Across Eurasia, Han Dynasty China (202 BC–220 AD) developed cranks independently. Chinese artisans faced identical problems: rotary querns for grain, bellows for furnaces, silk-reeling machines. Without contact with Mediterranean innovations, they arrived at the same solution—an offset handle on a rotating shaft. This convergent emergence reveals path dependence: once societies commit to rotary motion for key processes, the crank becomes mechanically inevitable. The solution space narrows. Different materials, different cultural contexts, same engineering answer.

The cascade began immediately. Cranks enabled rotary grindstones for sharpening tools, foot-powered lathes for woodworking, and—most significantly—the connecting rod. By mounting a crank on a waterwheel's axle and attaching a rod, Roman engineers could convert the wheel's rotation into the back-and-forth motion of a saw blade. This crank-slider mechanism appears at Hierapolis in the 3rd century AD, sawing marble blocks with water power. The crank also made winches more efficient, improving construction cranes and ship's capstans. Medieval Europe would later mount cranks on spinning wheels, well pumps, and mechanical clocks—each application building on the Roman foundation.
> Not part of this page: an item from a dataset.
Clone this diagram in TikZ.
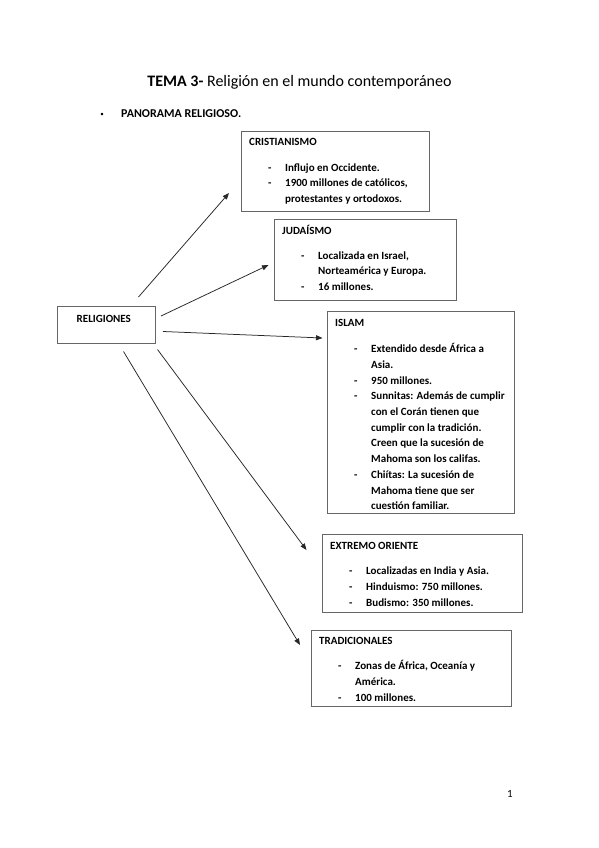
\documentclass[tikz,border=0pt]{standalone}
\usepackage{fontspec}
\setmainfont{Carlito}
\usetikzlibrary{arrows.meta}
\newcommand\dsh{\makebox[36pt][l]{\hspace{19pt}-}}
\tikzset{
  box/.style={draw=black!60, line width=0.8pt, inner sep=0pt, anchor=north west, fill=white},
  content/.style={anchor=base west, inner sep=0pt, font=\bfseries\fontsize{11}{15.7}\selectfont, align=left},
  arr/.style={draw=black!85, line width=0.75pt, -{Triangle[length=6.5pt,width=5pt]}}
}
\begin{document}
\begin{tikzpicture}[x=1pt,y=-1pt]
\useasboundingbox[fill=white] (0,0) rectangle (599,848);

% title
\node[anchor=base, inner sep=0pt, font=\fontsize{16}{18}\selectfont] (title) at (299.5,87) {\textbf{TEMA 3-} Religión en el mundo contemporáneo};
\node[anchor=base, inner sep=0pt, font=\fontsize{7}{9}\selectfont] (bul) at (102,117) {\textbullet};
\node[anchor=base west, inner sep=0pt, font=\bfseries\fontsize{12}{14}\selectfont] (pan) at (121,117.5) {PANORAMA RELIGIOSO.};

% religiones
\node[box, minimum width=98pt, minimum height=37pt] (rel) at (57,306) {};
\node[content] (reltxt) at (76.5,322) {RELIGIONES};

% cristianismo
\node[box, minimum width=188pt, minimum height=80pt] (cris) at (241,131) {};
\node[content] (cristxt) at (249,146) {\begin{tabular}[t]{@{}l@{}l@{}}
\multicolumn{2}{@{}l@{}}{CRISTIANISMO}\\[9.5pt]
\dsh & Influjo en Occidente.\\
\dsh & 1900 millones de católicos,\\
 & protestantes y ortodoxos.
\end{tabular}};

% judaismo
\node[box, minimum width=182pt, minimum height=81pt] (jud) at (274,219) {};
\node[content] (judtxt) at (282,234) {\begin{tabular}[t]{@{}l@{}l@{}}
\multicolumn{2}{@{}l@{}}{JUDAÍSMO}\\[9.5pt]
\dsh & Localizada en Israel,\\
 & Norteamérica y Europa.\\
\dsh & 16 millones.
\end{tabular}};

% islam
\node[box, minimum width=187pt, minimum height=202pt] (isl) at (327,311) {};
\node[content] (isltxt) at (335,326.5) {\begin{tabular}[t]{@{}l@{}l@{}}
\multicolumn{2}{@{}l@{}}{ISLAM}\\[10.5pt]
\dsh & Extendido desde África a\\
 & Asia.\\
\dsh & 950 millones.\\
\dsh & Sunnitas: Además de cumplir\\
 & con el Corán tienen que\\
 & cumplir con la tradición.\\
 & Creen que la sucesión de\\
 & Mahoma son los califas.\\
\dsh & Chiítas: La sucesión de\\
 & Mahoma tiene que ser\\
 & cuestión familiar.
\end{tabular}};

% extremo oriente
\node[box, minimum width=200pt, minimum height=78pt] (eo) at (322,534) {};
\node[content] (eotxt) at (330,549.5) {\begin{tabular}[t]{@{}l@{}l@{}}
\multicolumn{2}{@{}l@{}}{EXTREMO ORIENTE}\\[9.5pt]
\dsh & Localizadas en India y Asia.\\
\dsh & Hinduismo: 750 millones.\\
\dsh & Budismo: 350 millones.
\end{tabular}};

% tradicionales
\node[box, minimum width=200pt, minimum height=76pt] (trad) at (311,630) {};
\node[content] (tradtxt) at (319,644) {\begin{tabular}[t]{@{}l@{}l@{}}
\multicolumn{2}{@{}l@{}}{TRADICIONALES}\\[10pt]
\dsh & Zonas de África, Oceanía y\\
 & América.\\
\dsh & 100 millones.
\end{tabular}};

% arrows
\coordinate (s1) at (138.5,297);
\coordinate (e1) at (229,193);
\coordinate (s2) at (161,316);
\coordinate (e2) at (268.5,265);
\coordinate (s3) at (163,331.5);
\coordinate (e3) at (322.5,338);
\coordinate (s4) at (157.5,349.5);
\coordinate (e4) at (306.5,550);
\coordinate (s5) at (123.5,351.5);
\coordinate (e5) at (300,645);
\draw[arr] (s1) -- (e1);
\draw[arr] (s2) -- (e2);
\draw[arr] (s3) -- (e3);
\draw[arr] (s4) -- (e4);
\draw[arr] (s5) -- (e5);

% page number
\node[anchor=base, inner sep=0pt, font=\fontsize{11}{13}\selectfont] (pg) at (510,797) {1};
\end{tikzpicture}
\end{document}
Commercialization occurred through incremental adoption rather than dramatic introduction. Millers added cranks to querns, blacksmiths to grindstones, builders to lifting devices. Each profession adapted the principle to their existing tools, creating lock-in through embedded knowledge. By late antiquity, apprentice training included crank operation as fundamental skill. The mechanism required no central authority or patent system—its value was self-evident, its construction straightforward for anyone with metalworking capacity.

In 2026, cranks remain ubiquitous in human-powered devices: bicycle pedals, hand drills, manual pasta makers. The mechanical principle persists unchanged across two millennia.